President Donald Trump will be traveling weekly across the country to speak to voters ahead of the midterms.
Trump’s first stop will be on Tuesday in Iowa, where he will deliver a speech on the economy and energy, chief of staff Susie Wiles told reporters on the way to Davos, Switzerland. Cabinet officials will also increase their domestic travel in the coming months, she said.
The travel blitz beginning in January is much earlier than during his first term, when he began traveling aggressively to support candidates just after Labor Day.
The announcement comes as polling has regularly shown Trump’s popularity slipping and voters beginning to blame his policies for the high cost of living. In addition, some in his party have worried that Trump has been too focused on foreign affairs.
The White House did not immediately provide further information about his upcoming stops.
“President Trump is Republicans’ key to victory this November. No one energizes voters and drives turnout like he does,” Republican National Committee spokesperson Kiersten Pels said in a statement to POLITICO.
“As President Trump barnstorms the country to advance his America First agenda, Republicans are poised to defy history in the midterms.”
Trump’s attention has been intensely focused on foreign policy recently. In the past few weeks, he’s captured Venezuelan leader Nicolás Maduro, has made increasing threats to acquire Greenland, has continued negotiating peace in Ukraine, and has created and begun appointing people to a controversial new “Board of Peace” for Gaza.
His domestic travel, especially focused on elections, has been limited in his first year so far. But the ramp-up in 2026 comes with the knowledge that his presence in states and personal endorsements have boosted candidates in prior elections.
Republicans don’t want to a repeat of the 2022 midterms, when Democrats swept unexpected seats and prevented a “red wave” the GOP was expecting. The president has also been suffering from low approval ratings amid concerns about affordability, with only 41 percent of Americans surveyed supporting his term so far in a recent CBS News poll.
Trump has struggled to articulate an affordability message that moves the needle with voters, and a purposeful tack back to domestic matters could help that perception.

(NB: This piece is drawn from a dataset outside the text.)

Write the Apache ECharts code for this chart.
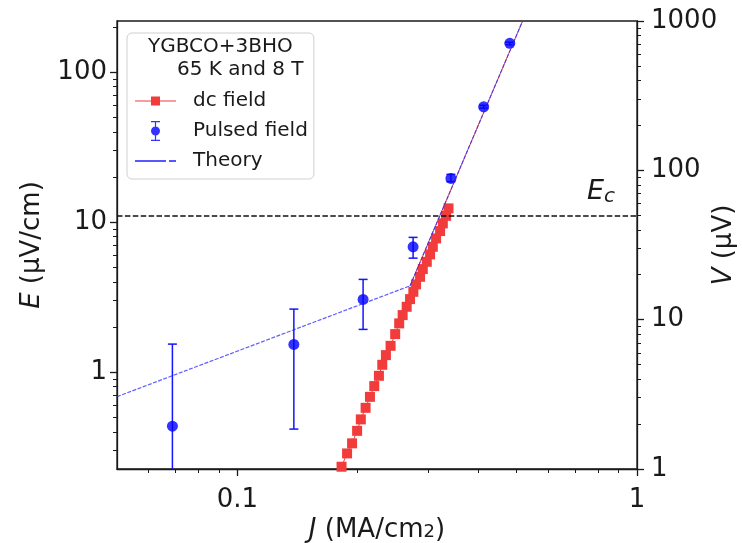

“The spotlight of the Oval Office is bright, but it shines brighter closer to home. Bringing the White House caravan to a neighborhood near you shows the American people you care and amplifies the message even louder,” Harrison Fields, a former Trump White House spokesperson and senior vice president at the CGCN Group, told POLITICO.
“Boots on the ground and good old-fashioned stump speeches are every successful politician’s bread and butter, and there’s no one who does it better than President Trump,” he added.